August 19th, 2004


Tonight Kim went to the movies with Susan to see Guy Maddin's The Saddest Music In the World at the El Con. It was only playing this week and, never having seen one of his films and having had them recommended to her most heartily, Kim felt the urge to overcome her tiredness. On the way home, she called me to to say that I absolutely had to see the 9:55pm showing. She got back at 9:30, handed me the baton in best Olympic fashion, and sent me on my way.
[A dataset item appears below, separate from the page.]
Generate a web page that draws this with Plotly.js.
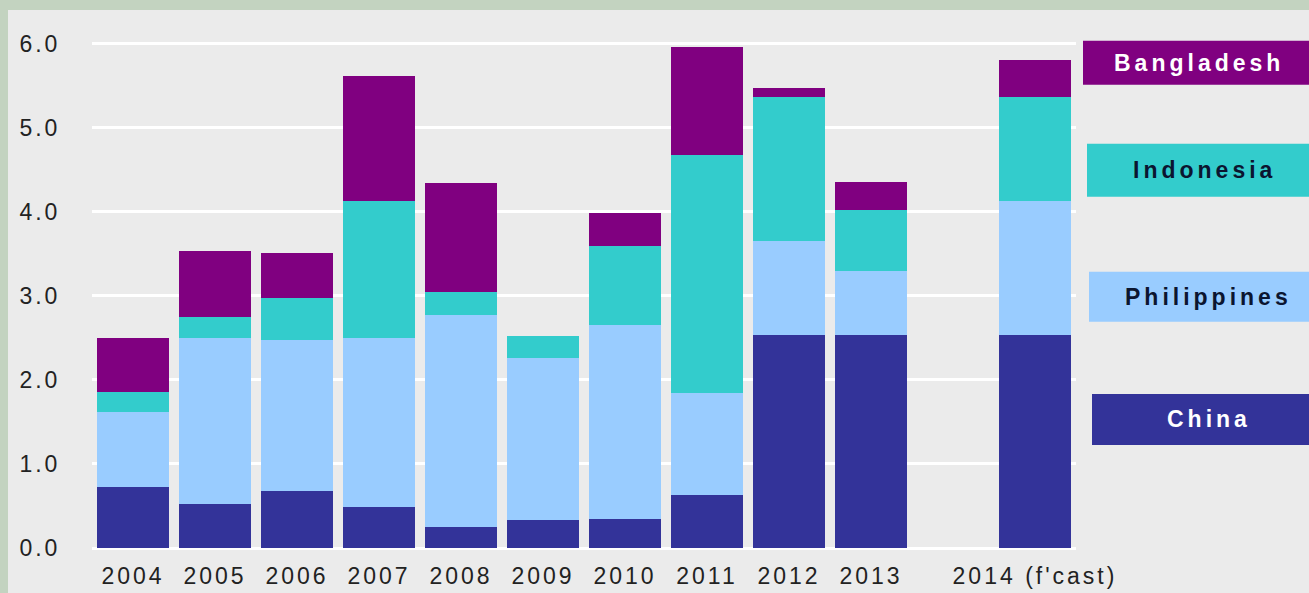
<!DOCTYPE html>
<html>
<head>
<meta charset="utf-8">
<script src="https://cdn.plot.ly/plotly-3.0.1.min.js"></script>
<style>
  html, body { margin: 0; padding: 0; background: #c3d3c0; width: 1309px; height: 593px; overflow: hidden; }
  #chart { position: absolute; left: 8px; top: 10px; width: 1301px; height: 583px; }
  .xtick text, .ytick text { letter-spacing: 3px; }
  .annotation-text { letter-spacing: 4px; }
</style>
</head>
<body>
<div id="chart"></div>
<script>
// ---- data ----
const years = ['2004', '2005', '2006', '2007', '2008', '2009', '2010', '2011', '2012', '2013', "2014 (f'cast)"];
const spacer = ' ';
const china       = [0.73, 0.52, 0.68, 0.49, 0.25, 0.33, 0.35, 0.63, 2.54, 2.54, 2.54];
const philippines = [0.89, 1.98, 1.80, 2.01, 2.52, 1.93, 2.30, 1.21, 1.11, 0.75, 1.59];
const indonesia   = [0.24, 0.25, 0.49, 1.63, 0.28, 0.26, 0.94, 2.84, 1.72, 0.73, 1.23];
const bangladesh  = [0.64, 0.78, 0.54, 1.48, 1.29, 0.00, 0.39, 1.28, 0.10, 0.34, 0.44];
const seriesNames = ['China', 'Philippines', 'Indonesia', 'Bangladesh'];
const yTicks = [0, 1, 2, 3, 4, 5, 6];

// ---- styling ----
const colors = { China: '#333399', Philippines: '#99ccff', Indonesia: '#33cccc', Bangladesh: '#800080' };
const labelColors = { China: '#ffffff', Philippines: '#0b1530', Indonesia: '#0b1530', Bangladesh: '#ffffff' };
const seriesValues = { China: china, Philippines: philippines, Indonesia: indonesia, Bangladesh: bangladesh };

const W = 1301, H = 583;
const M = { l: 84, r: 233, t: 32.3, b: 45 };
const pw = W - M.l - M.r, ph = H - M.t - M.b;
const px = x => (x - M.l) / pw;          // div pixel -> paper x
const py = y => (H - M.b - y) / ph;      // div pixel -> paper y

const categoryOrder = years.slice(0, 10).concat([spacer, years[10]]);

const traces = seriesNames.map(n => ({
  type: 'bar',
  name: n,
  x: years,
  y: seriesValues[n],
  marker: { color: colors[n], line: { width: 0 } },
  hoverinfo: 'none'
}));

// legend boxes (div pixel coords: x0, y0, y1, text centre x, text centre y)
const boxes = [
  { n: 'Bangladesh',  x0: 1075, y0: 31,  y1: 75,  tx: 1191, ty: 53 },
  { n: 'Indonesia',   x0: 1079, y0: 134, y1: 187, tx: 1196, ty: 160 },
  { n: 'Philippines', x0: 1081, y0: 262, y1: 312, tx: 1200, ty: 287 },
  { n: 'China',       x0: 1084, y0: 384, y1: 435, tx: 1201, ty: 409 }
];

const shapes = boxes.map(b => ({
  type: 'rect', xref: 'paper', yref: 'paper',
  x0: px(b.x0), x1: px(W + 5), y0: py(b.y1), y1: py(b.y0),
  fillcolor: colors[b.n], line: { width: 0 }, layer: 'above'
}));

const annotations = boxes.map(b => ({
  xref: 'paper', yref: 'paper', x: px(b.tx), y: py(b.ty),
  xanchor: 'center', yanchor: 'middle', showarrow: false,
  text: '<b>' + b.n + '</b>',
  font: { family: 'Liberation Sans, Arial, sans-serif', size: 23, color: labelColors[b.n] }
}));

const layout = {
  width: W, height: H,
  margin: M,
  paper_bgcolor: '#ebebeb',
  plot_bgcolor: '#ebebeb',
  barmode: 'stack',
  bargap: 0.11,
  showlegend: false,
  font: { family: 'Liberation Sans, Arial, sans-serif', size: 23, color: '#222222' },
  xaxis: {
    type: 'category',
    categoryorder: 'array',
    categoryarray: categoryOrder,
    showgrid: false, zeroline: false, showline: false,
    ticks: 'outside', ticklen: 7, tickcolor: 'rgba(0,0,0,0)',
    tickfont: { size: 23, color: '#222222' },
    fixedrange: true
  },
  yaxis: {
    range: [0, 6.02],
    tickvals: yTicks,
    tickformat: '.1f',
    showgrid: true, gridcolor: '#ffffff', gridwidth: 3,
    zeroline: true, zerolinecolor: '#ffffff', zerolinewidth: 3,
    showline: false,
    ticks: 'outside', ticklen: 26, tickcolor: 'rgba(0,0,0,0)',
    tickfont: { size: 23, color: '#222222' },
    fixedrange: true
  },
  shapes: shapes,
  annotations: annotations
};

Plotly.newPlot('chart', traces, layout, { displayModeBar: false, staticPlot: true });
</script>
</body>
</html>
I only missed the first minute or two. The remainder was fabulous. Kim told me that it was like Man With a Movie Camera mixed with Fassbinder. Not a bad description. I saw more really early cinema from the teens, including lots of references to German Expressionism, especially The Cabinet of Dr. Caligari. And there were so many recreations of classic stills from the likes of Dreyer, Murnau etc. I loved the faux decrepit appearance of the images, the way that "damage" was figured both in the storyline and on the film stock itself.

On the way back, I listened to Kristin Hersh's most recent solo record The Grotto for the first time. It was the perfect post-cinematic cordial. What I want to know is how and why the El Con ended up showing something so inaccessible to a mass audience. Makes me feel better about Tucson. But there was something eery about watching The Saddest Music In the World in a multiplex, even if it is one that reserves a few screens for "art house" releases.